Born and raised in Beverly Hills, Carrie Fisher was a bookish child who had difficult relationships with both parents. In a celebrity breakup that made headlines everywhere in 1958, Eddie Fisher left his family for Elizabeth Taylor.
Eddie Fisher was hardly present for his daughter in her early years, and Reynolds’ second husband, shoe store magnate Harry Karl, was even worse. He squandered his own money and Reynolds’ on gambling and prostitutes and left the actress and her children broke and devastated.
Carrie Fisher went into the family business early — too early, she would later say. She was performing on stage by age 12 and appeared with Reynolds in the 1973 Broadway revival “Irene.” She was still a teenager when she made her feature film debut in “Shampoo” in 1975.

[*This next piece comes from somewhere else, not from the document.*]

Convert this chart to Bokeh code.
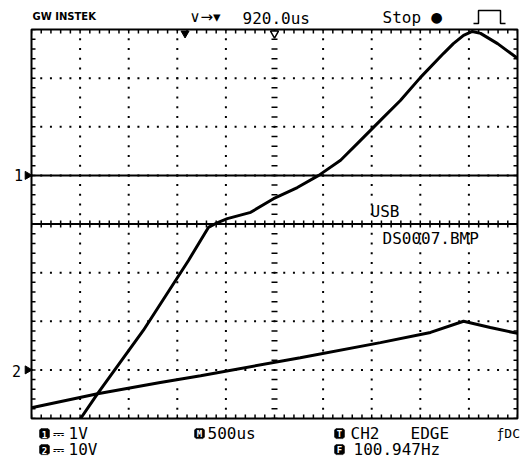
import numpy as np
from bokeh.plotting import figure
from bokeh.models import Range1d, Span
from bokeh.core.properties import value
from bokeh.embed import file_html
from bokeh.resources import INLINE

# ---- scope settings -------------------------------------------------------
time_per_div_us = 500.0      # M 500us
h_position_us = 920.0        # horizontal position shown in header
ch1_volts_per_div = 1.0      # CH1 1V
ch1_offset_div = 1.0         # CH1 ground marker
ch2_volts_per_div = 10.0     # CH2 10V
ch2_offset_div = -3.0        # CH2 ground marker

# ---- traces (time in us, volts) ------------------------------------------
ch1_t_us = [-1075, -900, -430, 35, 240, 335, 435, 675, 910, 1155, 1375, 1600,
            1805, 2010, 2215, 2420, 2660, 2760, 2865, 2955, 3040, 3215, 3350, 3420]
ch1_v = [-5.0, -4.49, -3.19, -1.75, -1.07, -0.97, -0.89, -0.76, -0.48, -0.25, 0.0, 0.31,
         0.72, 1.13, 1.54, 2.01, 2.51, 2.71, 2.88, 2.96, 2.92, 2.71, 2.51, 2.41]

ch2_t_us = [-1580, -900, -255, 160, 1185, 2010, 2525, 2865, 3140, 3420]
ch2_v = [-7.8, -4.9, -2.6, -1.2, 2.5, 5.6, 7.7, 10.0, 8.7, 7.5]

# ---- texts -----------------------------------------------------------------
header_brand = "GW INSTEK"
header_pos = "920.0us"
header_state = "Stop"
file_texts = ["USB", "DS0007.BMP"]
ch1_scale_text = "1V"
ch2_scale_text = "10V"
time_scale_text = "500us"
trigger_texts = ["CH2", "EDGE", "ƒDC"]
freq_text = "100.947Hz"

MONO = "DejaVu Sans Mono"
N_X_DIV, N_Y_DIV = 10, 8

p = figure(width=522, height=465,
           x_range=Range1d(-N_X_DIV / 2, N_X_DIV / 2),
           y_range=Range1d(-N_Y_DIV / 2, N_Y_DIV / 2),
           output_backend="svg", toolbar_location=None,
           x_axis_location=None, y_axis_location=None,
           min_border_left=31, min_border_right=5,
           min_border_top=29, min_border_bottom=47,
           background_fill_color="white", border_fill_color="white")
p.grid.visible = False
p.outline_line_color = "black"
p.outline_line_width = 2

p.extra_x_ranges = {"time": Range1d(h_position_us - 5 * time_per_div_us,
                                    h_position_us + 5 * time_per_div_us)}
p.extra_y_ranges = {
    "ch1": Range1d((-4 - ch1_offset_div) * ch1_volts_per_div, (4 - ch1_offset_div) * ch1_volts_per_div),
    "ch2": Range1d((-4 - ch2_offset_div) * ch2_volts_per_div, (4 - ch2_offset_div) * ch2_volts_per_div),
}

# ---- graticule -------------------------------------------------------------
gx_dots, gy_dots = [], []
minor_y = np.arange(-20, 21) / 5.0
minor_x = np.arange(-25, 26) / 5.0
for gx in [-4, -3, -2, -1, 1, 2, 3, 4]:
    gx_dots += [gx] * len(minor_y)
    gy_dots += list(minor_y)
for gy in [-3, -2, -1, 1, 2, 3]:
    gx_dots += list(minor_x)
    gy_dots += [gy] * len(minor_x)
p.scatter(gx_dots, gy_dots, marker="square", size=2, color="black", line_width=0)

# centre cross
p.add_layout(Span(location=0, dimension="width", line_color="black", line_width=2))
p.scatter(minor_x, [0] * len(minor_x), marker="dash", angle=np.pi / 2, size=7,
          line_color="black", line_width=1.5)
p.scatter([0] * len(minor_y), minor_y, marker="dash", size=6,
          line_color="black", line_width=1.5)
# border ticks (half of each dash is clipped by the frame)
p.scatter(minor_x, [4] * len(minor_x), marker="dash", angle=np.pi / 2, size=8, line_color="black", line_width=1.5)
p.scatter(minor_x, [-4] * len(minor_x), marker="dash", angle=np.pi / 2, size=8, line_color="black", line_width=1.5)
p.scatter([-5] * len(minor_y), minor_y, marker="dash", size=8, line_color="black", line_width=1.5)
p.scatter([5] * len(minor_y), minor_y, marker="dash", size=8, line_color="black", line_width=1.5)

# CH1 ground reference line
p.add_layout(Span(location=0, dimension="width", y_range_name="ch1",
                  line_color="black", line_width=2))

# ---- traces ----------------------------------------------------------------
p.line(ch1_t_us, ch1_v, x_range_name="time", y_range_name="ch1",
       line_color="black", line_width=3)
p.line(ch2_t_us, ch2_v, x_range_name="time", y_range_name="ch2",
       line_color="black", line_width=3)

# trigger-point marker (t = 0) and screen centre marker
p.scatter([0], [3.92], x_range_name="time", marker="inverted_triangle", size=8, color="black")
p.scatter([0], [3.92], marker="inverted_triangle", size=8, fill_color="white",
          line_color="black", line_width=1.5)

PX = 48.6


def dx(px):
    return (px - 274) / PX


def dy(py):
    return (223.5 - py) / PX


# channel ground markers on the left edge
r = p.scatter([dx(27), dx(27)], [ch1_offset_div, ch2_offset_div], marker="triangle",
              angle=-np.pi / 2, size=8, color="black")
r.level = "overlay"

# pulse (rising edge) icon in header
r = p.line([dx(473), dx(478), dx(478), dx(500), dx(500), dx(505)],
           [dy(23), dy(23), dy(10), dy(10), dy(23), dy(23)], line_color="black", line_width=1.5)
r.level = "overlay"


def txt(s, px, py, size=16, align="left", color="black", bold=False, font=MONO):
    r = p.text(x=[dx(px)], y=[dy(py)], text=[s], text_align=align, text_baseline="middle",
               text_font=value(font), text_font_size=f"{size}px", text_color=color,
               text_font_style="bold" if bold else "normal")
    r.level = "overlay"


def badge(s, px, py):
    h = 5
    c = 1.5
    bx = [px - h + c, px + h - c, px + h, px + h, px + h - c, px - h + c, px - h, px - h]
    by = [py - h, py - h, py - h + c, py + h - c, py + h, py + h, py + h - c, py - h + c]
    r = p.patch([dx(v) for v in bx], [dy(v) for v in by], color="black", line_width=0.5)
    r.level = "overlay"
    txt(s, px, py + 0.5, size=9, align="center", color="white", bold=True)


# header
txt(header_brand, 32, 16, size=10, bold=True, font="DejaVu Sans")
txt("∨→▾", 189, 17, size=15, font="DejaVu Sans")
txt(header_pos, 242, 18, size=16)
txt(header_state, 382, 17, size=16)
txt("●", 436, 17, size=14, align="center", font="DejaVu Sans")

# channel numbers
txt("1", 18, 175, size=15, align="center")
txt("2", 16, 370, size=15, align="center")

# file save message
txt(file_texts[0], 370, 211, size=16)
txt(file_texts[1], 382, 238, size=16)

# footer
badge("1", 44, 433)
txt("⎓", 52, 433, size=14, font="DejaVu Sans")
txt(ch1_scale_text, 68, 433)
badge("2", 44, 449)
txt("⎓", 52, 449, size=14, font="DejaVu Sans")
txt(ch2_scale_text, 68, 449)
badge("M", 199, 433)
txt(time_scale_text, 207, 433)
badge("T", 339, 433)
txt(trigger_texts[0], 350, 433)
txt(trigger_texts[1], 410, 433)
txt(trigger_texts[2], 496, 433, size=13)
badge("F", 339, 449)
txt(freq_text, 353, 449)

open("out.html", "w").write(file_html(p, INLINE))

Even after “Star Wars,” Fisher would speak often of feeling overshadowed by her mother and about the need to break away, a conflict dramatized in “Postcards From the Edge.”
Mother and daughter were estranged for years but reconciled later in life and came to admire each other’s talent and determination. “Bright Lights: Starring Debbie Reynolds and Carrie Fisher,” an HBO documentary, is scheduled for release in 2017.